→ Data section
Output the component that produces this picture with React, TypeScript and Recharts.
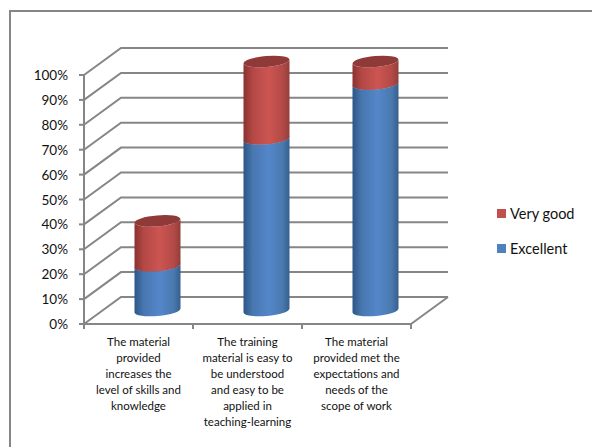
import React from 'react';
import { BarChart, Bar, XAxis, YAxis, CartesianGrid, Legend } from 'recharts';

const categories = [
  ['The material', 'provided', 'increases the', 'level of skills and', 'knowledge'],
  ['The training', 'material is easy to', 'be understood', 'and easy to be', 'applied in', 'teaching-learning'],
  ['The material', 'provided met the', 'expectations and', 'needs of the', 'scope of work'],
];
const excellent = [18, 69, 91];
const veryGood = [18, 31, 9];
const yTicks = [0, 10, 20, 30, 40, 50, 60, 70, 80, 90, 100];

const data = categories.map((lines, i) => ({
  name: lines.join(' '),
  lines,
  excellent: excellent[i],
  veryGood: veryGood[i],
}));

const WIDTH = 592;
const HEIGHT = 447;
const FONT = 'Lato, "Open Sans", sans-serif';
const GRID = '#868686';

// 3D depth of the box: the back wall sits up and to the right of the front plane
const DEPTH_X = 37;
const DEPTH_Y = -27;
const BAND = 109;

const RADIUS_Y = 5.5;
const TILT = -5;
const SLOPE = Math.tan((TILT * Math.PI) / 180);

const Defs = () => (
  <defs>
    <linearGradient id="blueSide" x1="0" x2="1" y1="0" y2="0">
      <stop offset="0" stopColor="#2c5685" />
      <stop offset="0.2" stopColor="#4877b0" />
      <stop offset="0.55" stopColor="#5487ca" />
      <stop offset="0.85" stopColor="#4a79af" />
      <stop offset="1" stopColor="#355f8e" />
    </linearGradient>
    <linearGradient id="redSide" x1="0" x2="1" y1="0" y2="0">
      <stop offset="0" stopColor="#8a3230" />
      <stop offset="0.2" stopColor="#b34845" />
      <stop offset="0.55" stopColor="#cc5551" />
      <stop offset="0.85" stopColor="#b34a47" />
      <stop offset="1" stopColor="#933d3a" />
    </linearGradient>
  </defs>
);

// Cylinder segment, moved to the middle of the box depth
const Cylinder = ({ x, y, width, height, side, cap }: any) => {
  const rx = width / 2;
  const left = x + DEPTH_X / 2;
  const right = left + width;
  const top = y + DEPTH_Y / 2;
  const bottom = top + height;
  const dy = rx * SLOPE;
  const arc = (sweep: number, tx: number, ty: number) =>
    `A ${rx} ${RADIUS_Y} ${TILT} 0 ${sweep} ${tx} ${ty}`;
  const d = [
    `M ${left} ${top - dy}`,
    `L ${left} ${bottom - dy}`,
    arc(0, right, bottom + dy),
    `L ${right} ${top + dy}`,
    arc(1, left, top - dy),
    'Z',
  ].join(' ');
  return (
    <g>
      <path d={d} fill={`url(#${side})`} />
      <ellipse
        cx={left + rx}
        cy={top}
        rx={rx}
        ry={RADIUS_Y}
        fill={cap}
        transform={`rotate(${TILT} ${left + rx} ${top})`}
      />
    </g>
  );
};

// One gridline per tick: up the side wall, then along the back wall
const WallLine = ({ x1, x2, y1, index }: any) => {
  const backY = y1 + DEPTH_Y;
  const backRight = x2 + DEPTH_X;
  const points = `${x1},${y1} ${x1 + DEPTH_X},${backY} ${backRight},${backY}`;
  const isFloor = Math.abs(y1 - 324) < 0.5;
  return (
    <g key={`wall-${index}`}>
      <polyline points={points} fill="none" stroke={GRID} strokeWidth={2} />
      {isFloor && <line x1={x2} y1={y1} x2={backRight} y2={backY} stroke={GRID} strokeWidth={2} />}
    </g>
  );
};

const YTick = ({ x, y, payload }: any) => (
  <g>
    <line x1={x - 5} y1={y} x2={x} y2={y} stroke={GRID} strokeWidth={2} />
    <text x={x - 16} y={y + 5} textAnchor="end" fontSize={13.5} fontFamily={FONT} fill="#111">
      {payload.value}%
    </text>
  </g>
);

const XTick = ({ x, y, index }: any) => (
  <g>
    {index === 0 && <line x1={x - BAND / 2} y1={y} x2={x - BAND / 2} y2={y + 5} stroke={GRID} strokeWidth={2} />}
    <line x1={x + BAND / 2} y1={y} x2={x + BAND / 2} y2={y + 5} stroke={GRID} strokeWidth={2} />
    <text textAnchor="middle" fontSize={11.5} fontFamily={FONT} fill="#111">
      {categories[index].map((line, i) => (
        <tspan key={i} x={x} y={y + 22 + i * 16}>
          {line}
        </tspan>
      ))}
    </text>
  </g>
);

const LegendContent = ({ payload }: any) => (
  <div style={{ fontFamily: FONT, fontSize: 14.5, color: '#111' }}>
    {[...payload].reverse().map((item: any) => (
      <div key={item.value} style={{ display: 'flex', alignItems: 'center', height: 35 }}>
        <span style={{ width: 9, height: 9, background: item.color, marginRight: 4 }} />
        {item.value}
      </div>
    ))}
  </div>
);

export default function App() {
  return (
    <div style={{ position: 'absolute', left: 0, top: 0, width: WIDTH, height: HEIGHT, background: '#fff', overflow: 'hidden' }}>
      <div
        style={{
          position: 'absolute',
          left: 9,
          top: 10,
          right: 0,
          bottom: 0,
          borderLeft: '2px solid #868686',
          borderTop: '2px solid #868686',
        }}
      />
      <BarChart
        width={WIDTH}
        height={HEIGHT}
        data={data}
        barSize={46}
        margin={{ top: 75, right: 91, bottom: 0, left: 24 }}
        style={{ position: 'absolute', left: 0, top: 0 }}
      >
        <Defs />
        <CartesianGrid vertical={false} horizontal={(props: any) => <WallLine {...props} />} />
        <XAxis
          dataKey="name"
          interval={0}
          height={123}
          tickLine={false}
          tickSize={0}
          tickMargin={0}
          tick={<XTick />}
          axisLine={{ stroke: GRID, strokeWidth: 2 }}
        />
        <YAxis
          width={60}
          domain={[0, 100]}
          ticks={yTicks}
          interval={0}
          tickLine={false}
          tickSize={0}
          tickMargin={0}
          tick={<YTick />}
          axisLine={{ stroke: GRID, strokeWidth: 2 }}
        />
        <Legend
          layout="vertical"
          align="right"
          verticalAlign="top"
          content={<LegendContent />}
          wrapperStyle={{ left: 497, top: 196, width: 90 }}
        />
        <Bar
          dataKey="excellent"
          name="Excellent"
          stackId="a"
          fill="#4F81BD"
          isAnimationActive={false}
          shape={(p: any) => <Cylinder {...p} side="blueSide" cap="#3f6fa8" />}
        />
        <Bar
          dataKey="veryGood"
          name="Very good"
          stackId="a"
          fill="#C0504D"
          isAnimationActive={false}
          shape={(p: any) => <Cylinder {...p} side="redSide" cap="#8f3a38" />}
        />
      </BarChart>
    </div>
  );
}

→ Set task
Omitting all pictures, restate exactly the lines of the material from its start through the line that contains "YAxis, CartesianGrid, Legend".

→ Output of the task
Output the component that produces this picture with React, TypeScript and Recharts.
import React from 'react';
import { BarChart, Bar, XAxis, YAxis, CartesianGrid, Legend } from 'recharts';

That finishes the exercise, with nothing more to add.